▶ **TASK TO CARRY OUT**
List the lines of this listing that hold the word "diagram".

··· MATERIALS PROVIDED

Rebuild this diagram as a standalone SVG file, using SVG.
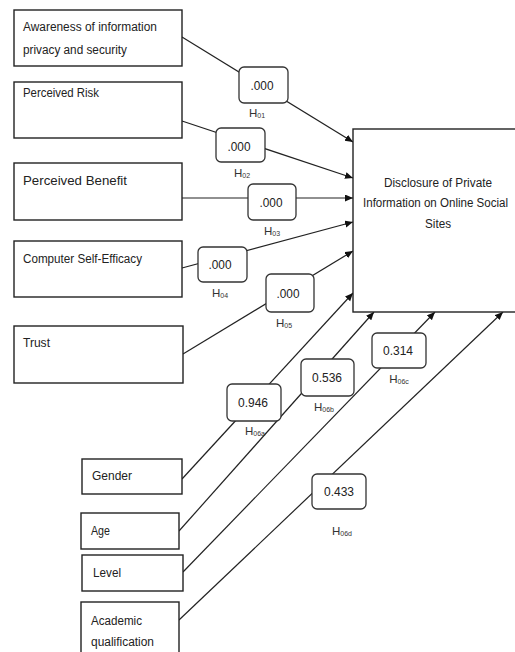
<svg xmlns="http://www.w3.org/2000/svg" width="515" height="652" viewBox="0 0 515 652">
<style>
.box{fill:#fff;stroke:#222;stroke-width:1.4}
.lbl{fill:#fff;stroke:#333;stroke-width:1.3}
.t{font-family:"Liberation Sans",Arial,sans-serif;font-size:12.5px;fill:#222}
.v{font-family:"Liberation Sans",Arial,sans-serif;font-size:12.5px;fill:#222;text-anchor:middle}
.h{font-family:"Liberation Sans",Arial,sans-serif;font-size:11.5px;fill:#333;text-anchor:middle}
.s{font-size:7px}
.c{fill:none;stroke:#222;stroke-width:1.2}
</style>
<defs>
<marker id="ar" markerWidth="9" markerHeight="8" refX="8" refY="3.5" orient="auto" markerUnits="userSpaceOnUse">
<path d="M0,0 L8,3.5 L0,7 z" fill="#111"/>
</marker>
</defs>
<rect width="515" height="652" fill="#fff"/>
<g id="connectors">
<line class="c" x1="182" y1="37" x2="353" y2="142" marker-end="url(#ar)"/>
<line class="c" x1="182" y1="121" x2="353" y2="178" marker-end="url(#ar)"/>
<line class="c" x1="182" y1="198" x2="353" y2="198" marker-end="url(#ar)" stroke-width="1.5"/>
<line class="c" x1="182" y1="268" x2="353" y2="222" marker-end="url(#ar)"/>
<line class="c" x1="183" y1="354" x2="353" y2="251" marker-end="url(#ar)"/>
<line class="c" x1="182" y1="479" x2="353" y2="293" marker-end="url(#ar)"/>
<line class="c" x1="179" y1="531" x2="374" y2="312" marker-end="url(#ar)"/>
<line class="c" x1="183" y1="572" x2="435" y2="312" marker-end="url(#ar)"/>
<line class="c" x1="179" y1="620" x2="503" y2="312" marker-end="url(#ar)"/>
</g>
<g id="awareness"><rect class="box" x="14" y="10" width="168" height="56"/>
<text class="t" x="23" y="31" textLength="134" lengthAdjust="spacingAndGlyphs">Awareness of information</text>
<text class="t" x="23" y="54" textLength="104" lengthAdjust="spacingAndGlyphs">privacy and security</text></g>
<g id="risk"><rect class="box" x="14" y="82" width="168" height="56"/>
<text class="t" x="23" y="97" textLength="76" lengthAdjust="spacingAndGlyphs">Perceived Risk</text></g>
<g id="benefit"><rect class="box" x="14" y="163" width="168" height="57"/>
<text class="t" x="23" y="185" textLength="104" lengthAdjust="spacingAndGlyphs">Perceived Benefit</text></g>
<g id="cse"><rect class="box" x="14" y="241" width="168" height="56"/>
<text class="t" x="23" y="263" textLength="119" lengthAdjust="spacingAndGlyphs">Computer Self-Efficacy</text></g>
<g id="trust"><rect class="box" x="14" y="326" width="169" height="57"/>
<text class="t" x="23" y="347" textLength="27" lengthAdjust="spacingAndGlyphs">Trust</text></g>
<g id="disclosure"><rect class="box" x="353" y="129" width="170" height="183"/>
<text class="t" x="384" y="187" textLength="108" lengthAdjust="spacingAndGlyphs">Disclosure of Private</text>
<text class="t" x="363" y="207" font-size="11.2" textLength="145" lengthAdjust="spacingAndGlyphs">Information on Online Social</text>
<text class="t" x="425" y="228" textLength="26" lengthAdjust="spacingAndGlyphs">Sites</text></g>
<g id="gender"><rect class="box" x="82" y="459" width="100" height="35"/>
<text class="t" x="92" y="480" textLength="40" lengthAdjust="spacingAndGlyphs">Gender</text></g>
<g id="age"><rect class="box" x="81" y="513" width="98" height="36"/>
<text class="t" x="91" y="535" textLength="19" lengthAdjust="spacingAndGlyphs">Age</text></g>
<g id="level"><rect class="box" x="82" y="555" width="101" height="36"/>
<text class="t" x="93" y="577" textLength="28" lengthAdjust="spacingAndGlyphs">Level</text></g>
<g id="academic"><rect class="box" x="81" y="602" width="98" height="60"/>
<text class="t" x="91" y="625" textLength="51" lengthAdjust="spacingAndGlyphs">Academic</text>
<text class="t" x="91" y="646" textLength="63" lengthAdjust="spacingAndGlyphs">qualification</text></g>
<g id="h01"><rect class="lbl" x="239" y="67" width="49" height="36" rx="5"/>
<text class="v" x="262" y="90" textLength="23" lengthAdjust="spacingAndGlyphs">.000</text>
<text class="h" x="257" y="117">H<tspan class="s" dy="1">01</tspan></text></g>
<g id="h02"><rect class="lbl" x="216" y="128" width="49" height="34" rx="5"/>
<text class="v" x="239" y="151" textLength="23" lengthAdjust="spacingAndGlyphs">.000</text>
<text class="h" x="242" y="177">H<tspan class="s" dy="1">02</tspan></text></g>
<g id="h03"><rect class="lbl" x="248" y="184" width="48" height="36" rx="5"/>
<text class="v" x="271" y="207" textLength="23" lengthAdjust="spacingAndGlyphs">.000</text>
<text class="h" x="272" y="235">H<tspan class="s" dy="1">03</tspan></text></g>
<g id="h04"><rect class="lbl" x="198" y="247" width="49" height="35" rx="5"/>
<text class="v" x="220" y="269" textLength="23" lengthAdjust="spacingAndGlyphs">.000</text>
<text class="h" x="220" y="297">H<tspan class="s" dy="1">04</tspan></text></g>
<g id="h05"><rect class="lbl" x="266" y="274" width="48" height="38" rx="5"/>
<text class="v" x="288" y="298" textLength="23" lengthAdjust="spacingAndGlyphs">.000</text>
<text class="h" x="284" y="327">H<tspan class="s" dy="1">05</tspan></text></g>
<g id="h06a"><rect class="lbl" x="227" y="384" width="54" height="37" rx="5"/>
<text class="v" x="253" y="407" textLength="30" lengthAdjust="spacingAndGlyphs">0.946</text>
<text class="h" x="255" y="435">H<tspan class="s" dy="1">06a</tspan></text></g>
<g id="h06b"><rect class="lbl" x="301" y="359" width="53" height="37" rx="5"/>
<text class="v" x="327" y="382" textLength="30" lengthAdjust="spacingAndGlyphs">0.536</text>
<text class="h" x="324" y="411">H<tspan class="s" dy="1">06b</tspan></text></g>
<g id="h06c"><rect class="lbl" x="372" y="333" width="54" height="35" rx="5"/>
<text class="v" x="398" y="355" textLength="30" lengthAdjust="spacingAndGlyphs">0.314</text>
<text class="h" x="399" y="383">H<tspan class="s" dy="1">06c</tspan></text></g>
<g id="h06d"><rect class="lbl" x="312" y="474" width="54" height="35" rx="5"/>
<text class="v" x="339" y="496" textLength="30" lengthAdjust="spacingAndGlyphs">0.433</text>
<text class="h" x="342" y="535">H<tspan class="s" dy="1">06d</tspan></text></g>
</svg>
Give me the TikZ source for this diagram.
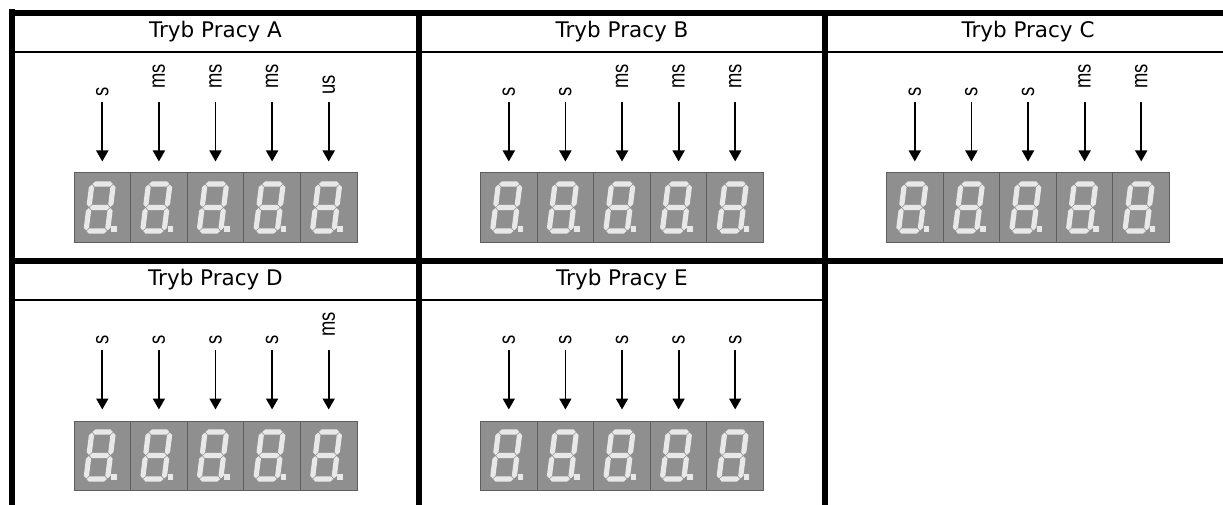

······

▶ **FINISHED ANSWER**
Rebuild this diagram as a standalone SVG file, using SVG.
Give me the TikZ source for this diagram.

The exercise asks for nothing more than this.